As a thought exercise, if a player held the opposition's best line to an even rating five games out of six and gave up a goal in the other game, his team should stand a pretty good chance of winning more often than not. Being a minus once ever six games leads to a season rating of -14, though, which looks pretty brutal. It's not surprising that the Selke tends to go to players who can score goals as well as check. It makes the plus/minus look a lot better, but it doesn't mean that they check any better. (The discussion at LoES gets into this - whether a two-way forward should really be categorized with defensive forwards.)

Most of the stats we have are derived from offensive events - goals scored, shots attempted, shots taken. Defense is defined by things that didn't happen (the pass didn't get through, the guy wasn't open, the shot was taken, but it wasn't the shot he wanted) and is thus largely unmeasurable. This is why everyone looks for proxies for it.

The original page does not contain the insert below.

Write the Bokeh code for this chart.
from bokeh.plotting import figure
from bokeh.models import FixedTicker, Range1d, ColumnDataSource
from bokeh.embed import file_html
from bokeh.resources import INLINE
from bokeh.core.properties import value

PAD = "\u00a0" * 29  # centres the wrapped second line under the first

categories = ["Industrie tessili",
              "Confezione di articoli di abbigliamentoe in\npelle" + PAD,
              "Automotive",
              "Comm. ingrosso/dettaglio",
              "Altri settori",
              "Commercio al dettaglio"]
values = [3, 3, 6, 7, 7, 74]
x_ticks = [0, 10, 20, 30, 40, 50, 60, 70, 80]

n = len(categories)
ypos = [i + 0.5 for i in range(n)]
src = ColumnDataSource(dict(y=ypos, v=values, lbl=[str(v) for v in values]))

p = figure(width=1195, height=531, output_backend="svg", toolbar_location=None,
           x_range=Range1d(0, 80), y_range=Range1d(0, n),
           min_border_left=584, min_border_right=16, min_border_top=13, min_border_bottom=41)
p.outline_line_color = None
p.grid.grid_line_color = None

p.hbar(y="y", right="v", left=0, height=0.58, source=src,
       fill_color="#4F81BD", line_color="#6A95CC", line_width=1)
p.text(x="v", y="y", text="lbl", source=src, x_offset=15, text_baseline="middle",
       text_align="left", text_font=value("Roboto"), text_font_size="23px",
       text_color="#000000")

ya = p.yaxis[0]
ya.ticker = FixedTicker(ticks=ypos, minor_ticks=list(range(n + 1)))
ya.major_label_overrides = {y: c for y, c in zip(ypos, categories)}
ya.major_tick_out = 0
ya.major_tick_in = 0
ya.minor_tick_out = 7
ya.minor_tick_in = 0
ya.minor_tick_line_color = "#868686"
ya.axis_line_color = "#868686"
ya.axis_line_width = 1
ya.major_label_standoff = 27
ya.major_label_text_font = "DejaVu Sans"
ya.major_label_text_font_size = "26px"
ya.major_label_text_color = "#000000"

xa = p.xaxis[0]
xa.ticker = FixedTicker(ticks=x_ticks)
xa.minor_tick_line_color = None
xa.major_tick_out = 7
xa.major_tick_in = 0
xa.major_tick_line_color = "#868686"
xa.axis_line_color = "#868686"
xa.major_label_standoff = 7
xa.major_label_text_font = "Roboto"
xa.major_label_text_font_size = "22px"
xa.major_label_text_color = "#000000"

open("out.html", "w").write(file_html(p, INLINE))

For me, I haven't seen a proxy yet that is particularly inspiring. We can judge from zone starts the kind of tasks a player is given. QUALCOMP can give us an assessment of the propensity of the opposition to outshoot whoever they face. We can reasonably derive from the data who the defensive players are. What we can't really tell is how good they are at it. The fact that a defensive player is being outshot, sometimes severely, doesn't mean he isn't good at what he does.

I find that the people who develop these measures tend to be very specific about their usage, their limitations and what can and cannot be derived from them. They also tend to be very good at reassessing and revising based on new evidence. It's the secondary market, if you will, where we find trouble.

People will often take a measure and use it to make a blanket statement about a player. It may be that Corsi is a good predictor of overall team success, but if Player X has a brutal Corsi rating, it doesn't tell us that he sucks. It's entirely possible that he does suck, but Corsi alone can't tell us that. We need to know what his role is and what an expected Corsi rating for this role would be, given his opponents, his linemates, their respective propensity for offense, the system the team is playing, etc. Without that, the number is basically meaningless.

Some of this might just be message board/comment thread tendencies. The formats tend to lead to shorter comments and perhaps it is simply expected that someone who says "Player X sucks. His Corsi is brutal" is implying that it sucks in the context of his QUALCOMP, zone starts, etc., etc. A pithy remark can't come with a thousand words of qualifiers or it just won't work. Some will read this and say, "Of course I consider all sorts of other factors." Good. Please continue to do so.

At any rate, that's my impression. I really enjoy the stats, I'm iffy on a lot of the interpretation.

I've looked at card number four in this set.  It's pretty thin, but seems free of landmines.  Should take me less than six weeks to write, I hope.